● **DATASET CONTENT**:
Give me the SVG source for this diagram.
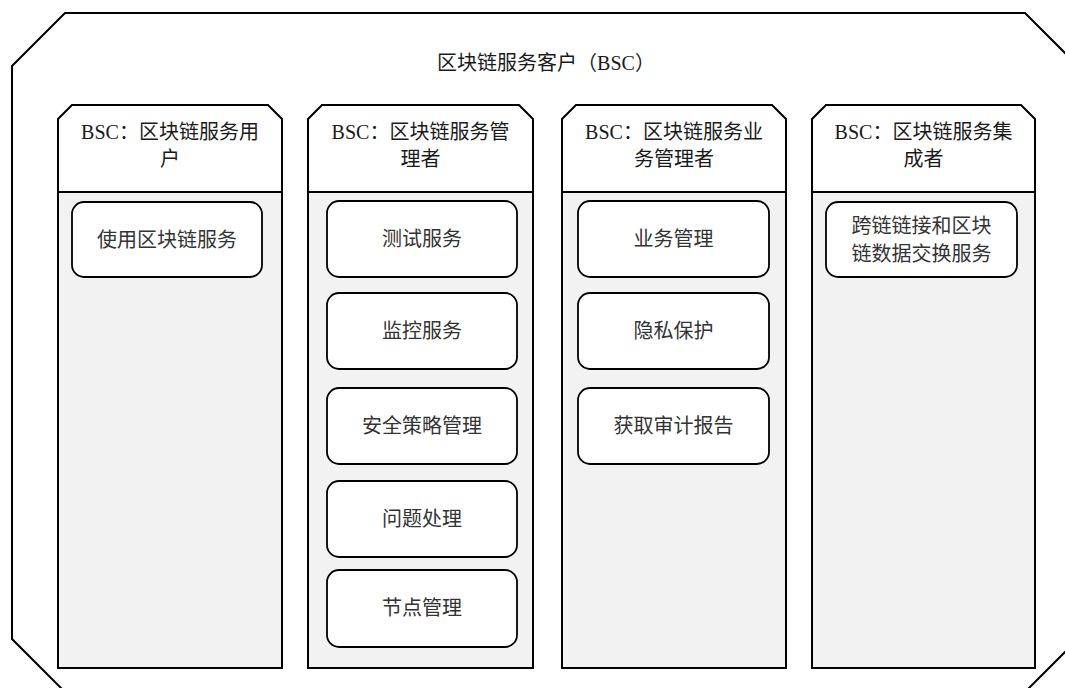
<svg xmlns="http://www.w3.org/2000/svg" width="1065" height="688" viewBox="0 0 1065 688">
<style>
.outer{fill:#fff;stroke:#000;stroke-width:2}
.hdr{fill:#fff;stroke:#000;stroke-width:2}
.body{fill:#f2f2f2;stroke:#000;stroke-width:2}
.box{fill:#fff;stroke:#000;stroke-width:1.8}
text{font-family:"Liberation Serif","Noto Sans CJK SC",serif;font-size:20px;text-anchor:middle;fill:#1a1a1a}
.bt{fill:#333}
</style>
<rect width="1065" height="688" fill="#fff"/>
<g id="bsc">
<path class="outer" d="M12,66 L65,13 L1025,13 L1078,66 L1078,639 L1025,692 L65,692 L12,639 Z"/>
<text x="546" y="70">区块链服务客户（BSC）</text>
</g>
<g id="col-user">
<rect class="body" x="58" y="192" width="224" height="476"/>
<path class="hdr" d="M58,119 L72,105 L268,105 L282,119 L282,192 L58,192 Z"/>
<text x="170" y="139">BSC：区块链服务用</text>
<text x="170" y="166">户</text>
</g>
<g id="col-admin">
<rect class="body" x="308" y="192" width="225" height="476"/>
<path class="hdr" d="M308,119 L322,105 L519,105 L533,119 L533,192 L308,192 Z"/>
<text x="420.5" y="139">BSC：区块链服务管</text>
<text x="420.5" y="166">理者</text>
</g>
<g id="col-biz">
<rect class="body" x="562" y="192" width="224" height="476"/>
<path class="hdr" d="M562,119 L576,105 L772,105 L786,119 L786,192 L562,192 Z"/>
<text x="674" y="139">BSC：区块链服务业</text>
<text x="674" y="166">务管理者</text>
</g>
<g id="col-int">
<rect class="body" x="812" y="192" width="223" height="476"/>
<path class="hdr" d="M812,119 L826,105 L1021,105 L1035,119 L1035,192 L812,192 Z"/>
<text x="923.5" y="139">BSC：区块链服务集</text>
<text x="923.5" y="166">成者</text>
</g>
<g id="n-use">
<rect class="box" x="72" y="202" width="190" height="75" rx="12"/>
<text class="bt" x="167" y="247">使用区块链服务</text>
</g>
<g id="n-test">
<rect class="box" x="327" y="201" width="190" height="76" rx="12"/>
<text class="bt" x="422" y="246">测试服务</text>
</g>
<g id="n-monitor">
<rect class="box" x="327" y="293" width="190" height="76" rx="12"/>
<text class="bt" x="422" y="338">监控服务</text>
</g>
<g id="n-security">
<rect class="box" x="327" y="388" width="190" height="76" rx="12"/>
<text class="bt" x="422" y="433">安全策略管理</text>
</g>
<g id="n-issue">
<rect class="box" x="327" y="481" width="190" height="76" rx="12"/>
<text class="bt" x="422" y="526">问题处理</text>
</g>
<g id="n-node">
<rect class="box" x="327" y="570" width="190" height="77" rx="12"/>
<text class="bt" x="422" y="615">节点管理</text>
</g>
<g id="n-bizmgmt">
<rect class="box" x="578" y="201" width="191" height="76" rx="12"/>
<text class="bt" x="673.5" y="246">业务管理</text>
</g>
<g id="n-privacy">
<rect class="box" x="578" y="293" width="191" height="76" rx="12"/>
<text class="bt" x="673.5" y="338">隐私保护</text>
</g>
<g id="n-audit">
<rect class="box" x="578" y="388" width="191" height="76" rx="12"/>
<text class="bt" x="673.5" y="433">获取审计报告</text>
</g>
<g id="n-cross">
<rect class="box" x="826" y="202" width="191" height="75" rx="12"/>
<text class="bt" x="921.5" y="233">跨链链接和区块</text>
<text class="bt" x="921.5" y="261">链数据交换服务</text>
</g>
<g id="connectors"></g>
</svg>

● **WRITTEN TASK**: Without the pictures, copy the material exactly as given.

● **OUTPUT FOR THIS TASK**:
Give me the SVG source for this diagram.
<svg xmlns="http://www.w3.org/2000/svg" width="1065" height="688" viewBox="0 0 1065 688">
<style>
.outer{fill:#fff;stroke:#000;stroke-width:2}
.hdr{fill:#fff;stroke:#000;stroke-width:2}
.body{fill:#f2f2f2;stroke:#000;stroke-width:2}
.box{fill:#fff;stroke:#000;stroke-width:1.8}
text{font-family:"Liberation Serif","Noto Sans CJK SC",serif;font-size:20px;text-anchor:middle;fill:#1a1a1a}
.bt{fill:#333}
</style>
<rect width="1065" height="688" fill="#fff"/>
<g id="bsc">
<path class="outer" d="M12,66 L65,13 L1025,13 L1078,66 L1078,639 L1025,692 L65,692 L12,639 Z"/>
<text x="546" y="70">区块链服务客户（BSC）</text>
</g>
<g id="col-user">
<rect class="body" x="58" y="192" width="224" height="476"/>
<path class="hdr" d="M58,119 L72,105 L268,105 L282,119 L282,192 L58,192 Z"/>
<text x="170" y="139">BSC：区块链服务用</text>
<text x="170" y="166">户</text>
</g>
<g id="col-admin">
<rect class="body" x="308" y="192" width="225" height="476"/>
<path class="hdr" d="M308,119 L322,105 L519,105 L533,119 L533,192 L308,192 Z"/>
<text x="420.5" y="139">BSC：区块链服务管</text>
<text x="420.5" y="166">理者</text>
</g>
<g id="col-biz">
<rect class="body" x="562" y="192" width="224" height="476"/>
<path class="hdr" d="M562,119 L576,105 L772,105 L786,119 L786,192 L562,192 Z"/>
<text x="674" y="139">BSC：区块链服务业</text>
<text x="674" y="166">务管理者</text>
</g>
<g id="col-int">
<rect class="body" x="812" y="192" width="223" height="476"/>
<path class="hdr" d="M812,119 L826,105 L1021,105 L1035,119 L1035,192 L812,192 Z"/>
<text x="923.5" y="139">BSC：区块链服务集</text>
<text x="923.5" y="166">成者</text>
</g>
<g id="n-use">
<rect class="box" x="72" y="202" width="190" height="75" rx="12"/>
<text class="bt" x="167" y="247">使用区块链服务</text>
</g>
<g id="n-test">
<rect class="box" x="327" y="201" width="190" height="76" rx="12"/>
<text class="bt" x="422" y="246">测试服务</text>
</g>
<g id="n-monitor">
<rect class="box" x="327" y="293" width="190" height="76" rx="12"/>
<text class="bt" x="422" y="338">监控服务</text>
</g>
<g id="n-security">
<rect class="box" x="327" y="388" width="190" height="76" rx="12"/>
<text class="bt" x="422" y="433">安全策略管理</text>
</g>
<g id="n-issue">
<rect class="box" x="327" y="481" width="190" height="76" rx="12"/>
<text class="bt" x="422" y="526">问题处理</text>
</g>
<g id="n-node">
<rect class="box" x="327" y="570" width="190" height="77" rx="12"/>
<text class="bt" x="422" y="615">节点管理</text>
</g>
<g id="n-bizmgmt">
<rect class="box" x="578" y="201" width="191" height="76" rx="12"/>
<text class="bt" x="673.5" y="246">业务管理</text>
</g>
<g id="n-privacy">
<rect class="box" x="578" y="293" width="191" height="76" rx="12"/>
<text class="bt" x="673.5" y="338">隐私保护</text>
</g>
<g id="n-audit">
<rect class="box" x="578" y="388" width="191" height="76" rx="12"/>
<text class="bt" x="673.5" y="433">获取审计报告</text>
</g>
<g id="n-cross">
<rect class="box" x="826" y="202" width="191" height="75" rx="12"/>
<text class="bt" x="921.5" y="233">跨链链接和区块</text>
<text class="bt" x="921.5" y="261">链数据交换服务</text>
</g>
<g id="connectors"></g>
</svg>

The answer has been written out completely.